My wife and I were received into the Orthodox Church where we were married shortly afterwards. We spent seven years in the Orthodox Church and baptized our children there. I even repeated seminary studies. I won’t get into the gory details, but I was a square peg trying to fit into a very small round hole. My theology was obviously at odds with that of some of the more narrow-minded clergy and hierarchy, though I think you’d be hard pressed to find a great theological mind in the Orthodox Church who didn’t have a very eclectic background and tastes, e.g. Metropolitan Kallistos Ware or Rev. Deacon Andrei Kureav. Ultimately though it was the ethnic xenophobia that many Orthodox have towards “converts” that led to my recent decision to join the Episcopal Church.
I have long had a desire to reconcile science / reason with theology / faith.

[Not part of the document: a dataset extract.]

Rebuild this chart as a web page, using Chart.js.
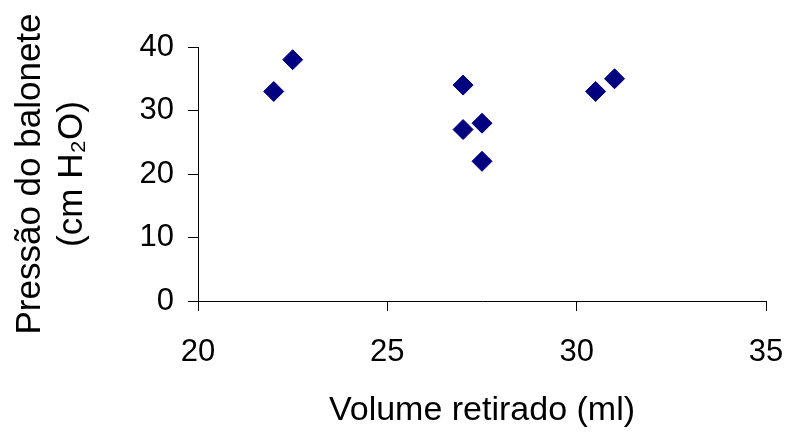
<!DOCTYPE html>
<html>
<head>
<meta charset="utf-8">
<script src="https://cdn.jsdelivr.net/npm/chart.js@4/dist/chart.umd.min.js"></script>
<style>
html,body{margin:0;padding:0;background:#fff;}
canvas{display:block;}
</style>
</head>
<body>
<canvas id="c" width="790" height="437"></canvas>
<script>
const volumeRetirado = [22, 22.5, 27, 27, 27.5, 27.5, 30.5, 31];
const pressaoBalonete = [33, 38, 34, 27, 28, 22, 33, 35];
const xTitle = "Volume retirado (ml)";
const yTitle = ["Pressão do balonete", "(cm H\u2082O)"];

const points = volumeRetirado.map((x, i) => ({ x: x, y: pressaoBalonete[i] }));

const fontFamily = "'Liberation Sans', Arial, sans-serif";

new Chart(document.getElementById('c'), {
  type: 'scatter',
  data: {
    datasets: [{
      data: points,
      pointStyle: 'rectRot',
      pointRadius: 10,
      pointBorderWidth: 1,
      backgroundColor: '#000080',
      borderColor: '#000080'
    }]
  },
  options: {
    responsive: false,
    animation: false,
    devicePixelRatio: 1,
    layout: { padding: { top: 47, right: 24, bottom: 0, left: 0 } },
    plugins: { legend: { display: false }, tooltip: { enabled: false } },
    scales: {
      x: {
        type: 'linear',
        min: 20, max: 35,
        afterFit: (s) => { s.height = 136; s.paddingRight = 0; s.paddingLeft = 0; },
        ticks: { stepSize: 5, color: '#000', padding: 23,
                 font: { family: fontFamily, size: 31, lineHeight: 1.2 } },
        grid: { drawOnChartArea: false, drawTicks: true, tickLength: 10, color: '#000', lineWidth: 1 },
        border: { display: true, color: '#000', width: 1 },
        title: { display: true, text: xTitle, color: '#000',
                 font: { family: fontFamily, size: 34, lineHeight: 1.2 },
                 padding: { top: 0, bottom: 6 } }
      },
      y: {
        type: 'linear',
        min: 0, max: 40,
        afterFit: (s) => { s.width = 198; },
        ticks: { stepSize: 10, color: '#000', padding: 14,
                 font: { family: fontFamily, size: 31, lineHeight: 1.2 } },
        grid: { drawOnChartArea: false, drawTicks: true, tickLength: 10, color: '#000', lineWidth: 1 },
        border: { display: true, color: '#000', width: 1 },
        title: { display: true, text: yTitle, color: '#000',
                 font: { family: fontFamily, size: 35, lineHeight: 1.2 },
                 padding: { top: 9, bottom: 0 } }
      }
    }
  }
});
</script>
</body>
</html>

With varying degrees of success I have managed to do so and keep my faith though sometimes I’ve come to the brink of losing it.
Recently, my studies have been in reconciling the sound theory of Evolution with the Biblical accounts of creation, which as far as the symbolism involved in the Scriptures hasn’t really been much trouble at all. It seems to me that anyone who takes a six-day-creation viewpoint simply doesn’t understand mythology and hasn’t done enough non-biblical reading to grasp the heart of the story.
My most recent concerns present more of a challenge as I begin to look at the idea of Original Sin, which is key to the entire concept of a Christian soteriology or “Theory of Salvation”. If man was not created in the beginning as one pair, man and woman, Adam and Eve, then who sinned that humankind needs salvation? If we believe that man evolved over tens of thousands of years, maybe more, from a lower and less advanced animal, how on earth can we believe that one of those first sentient beings was culpable enough for his own actions to be responsible for “damning” all his progeny? If I manage to pull through this one with my faith I’ll let you know.